WORK TO BE COMPLETED
From the first line of the data below through the line holding "ax.set_ylim(years[-1] + 0.5, years[0] - 0.5)", output each line exactly and leave the pictures out.

DATASET EXTRACT
========================================================================
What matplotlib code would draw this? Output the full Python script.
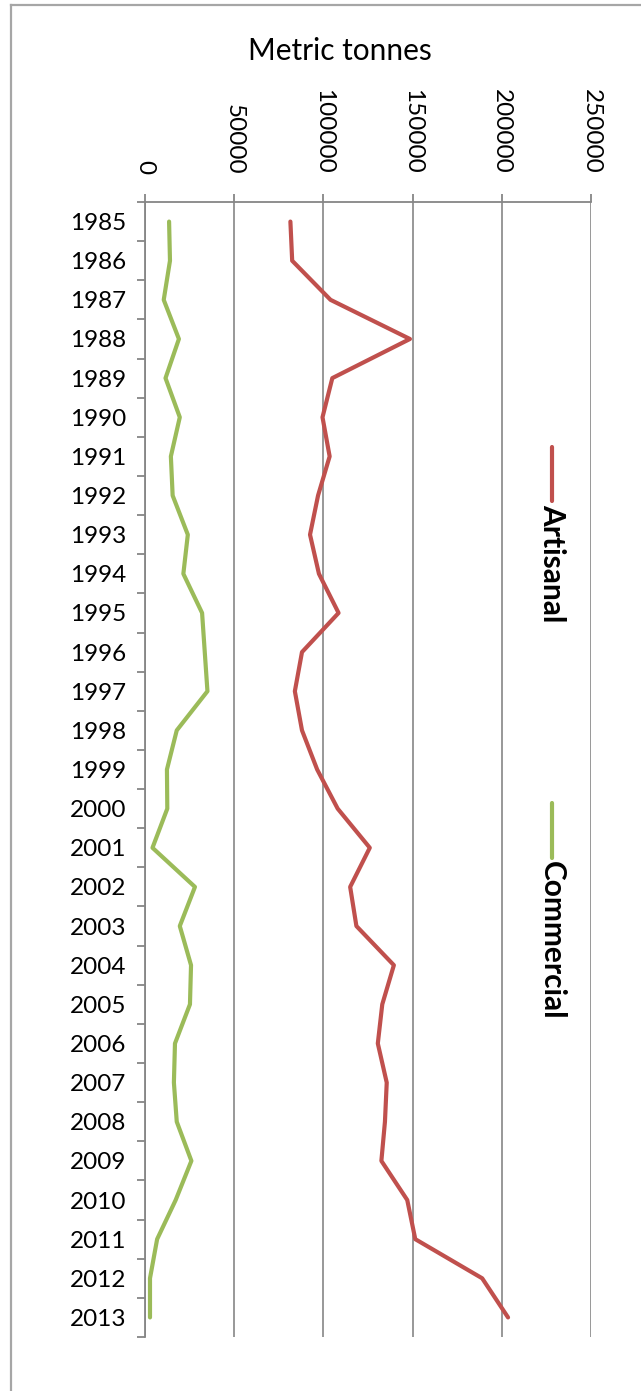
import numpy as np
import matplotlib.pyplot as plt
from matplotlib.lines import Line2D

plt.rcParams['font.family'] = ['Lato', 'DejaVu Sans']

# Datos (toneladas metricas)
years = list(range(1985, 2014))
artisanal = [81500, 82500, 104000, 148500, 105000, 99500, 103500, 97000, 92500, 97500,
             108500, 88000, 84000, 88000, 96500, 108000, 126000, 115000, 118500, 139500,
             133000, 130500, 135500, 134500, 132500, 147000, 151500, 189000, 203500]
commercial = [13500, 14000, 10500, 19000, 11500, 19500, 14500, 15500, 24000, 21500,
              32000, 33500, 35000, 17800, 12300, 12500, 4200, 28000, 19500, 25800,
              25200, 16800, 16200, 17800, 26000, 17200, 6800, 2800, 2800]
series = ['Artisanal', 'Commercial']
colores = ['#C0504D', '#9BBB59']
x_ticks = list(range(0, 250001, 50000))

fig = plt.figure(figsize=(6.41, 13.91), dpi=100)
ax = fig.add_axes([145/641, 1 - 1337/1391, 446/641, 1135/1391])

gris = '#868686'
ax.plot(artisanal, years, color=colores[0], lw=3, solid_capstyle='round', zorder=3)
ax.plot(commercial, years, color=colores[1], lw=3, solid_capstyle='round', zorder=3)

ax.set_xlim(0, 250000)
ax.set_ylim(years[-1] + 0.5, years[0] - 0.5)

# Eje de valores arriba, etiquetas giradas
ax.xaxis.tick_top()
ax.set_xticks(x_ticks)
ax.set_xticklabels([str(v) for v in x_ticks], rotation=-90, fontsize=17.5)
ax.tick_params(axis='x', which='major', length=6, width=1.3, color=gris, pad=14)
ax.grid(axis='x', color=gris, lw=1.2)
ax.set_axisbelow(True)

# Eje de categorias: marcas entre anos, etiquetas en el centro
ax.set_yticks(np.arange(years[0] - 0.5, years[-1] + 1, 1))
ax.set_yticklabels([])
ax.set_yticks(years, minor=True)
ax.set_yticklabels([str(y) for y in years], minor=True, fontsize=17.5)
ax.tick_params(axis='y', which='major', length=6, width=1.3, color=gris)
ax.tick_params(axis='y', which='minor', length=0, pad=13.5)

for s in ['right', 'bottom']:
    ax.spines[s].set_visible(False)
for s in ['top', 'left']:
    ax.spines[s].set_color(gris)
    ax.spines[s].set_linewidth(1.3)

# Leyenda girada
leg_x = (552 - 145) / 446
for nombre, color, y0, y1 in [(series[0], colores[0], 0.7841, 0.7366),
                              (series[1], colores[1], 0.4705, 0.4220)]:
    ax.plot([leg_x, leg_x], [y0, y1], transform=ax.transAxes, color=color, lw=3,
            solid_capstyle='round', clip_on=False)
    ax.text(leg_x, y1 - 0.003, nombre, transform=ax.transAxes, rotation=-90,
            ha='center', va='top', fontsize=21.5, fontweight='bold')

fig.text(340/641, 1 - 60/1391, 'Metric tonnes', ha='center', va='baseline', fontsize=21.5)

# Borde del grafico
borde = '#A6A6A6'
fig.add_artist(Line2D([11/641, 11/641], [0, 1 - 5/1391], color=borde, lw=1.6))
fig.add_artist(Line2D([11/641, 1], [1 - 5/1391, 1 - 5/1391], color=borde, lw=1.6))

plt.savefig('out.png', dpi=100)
========================================================================
CORRECT ANSWER
What matplotlib code would draw this? Output the full Python script.
import numpy as np
import matplotlib.pyplot as plt
from matplotlib.lines import Line2D

plt.rcParams['font.family'] = ['Lato', 'DejaVu Sans']

# Datos (toneladas metricas)
years = list(range(1985, 2014))
artisanal = [81500, 82500, 104000, 148500, 105000, 99500, 103500, 97000, 92500, 97500,
             108500, 88000, 84000, 88000, 96500, 108000, 126000, 115000, 118500, 139500,
             133000, 130500, 135500, 134500, 132500, 147000, 151500, 189000, 203500]
commercial = [13500, 14000, 10500, 19000, 11500, 19500, 14500, 15500, 24000, 21500,
              32000, 33500, 35000, 17800, 12300, 12500, 4200, 28000, 19500, 25800,
              25200, 16800, 16200, 17800, 26000, 17200, 6800, 2800, 2800]
series = ['Artisanal', 'Commercial']
colores = ['#C0504D', '#9BBB59']
x_ticks = list(range(0, 250001, 50000))

fig = plt.figure(figsize=(6.41, 13.91), dpi=100)
ax = fig.add_axes([145/641, 1 - 1337/1391, 446/641, 1135/1391])

gris = '#868686'
ax.plot(artisanal, years, color=colores[0], lw=3, solid_capstyle='round', zorder=3)
ax.plot(commercial, years, color=colores[1], lw=3, solid_capstyle='round', zorder=3)

ax.set_xlim(0, 250000)
ax.set_ylim(years[-1] + 0.5, years[0] - 0.5)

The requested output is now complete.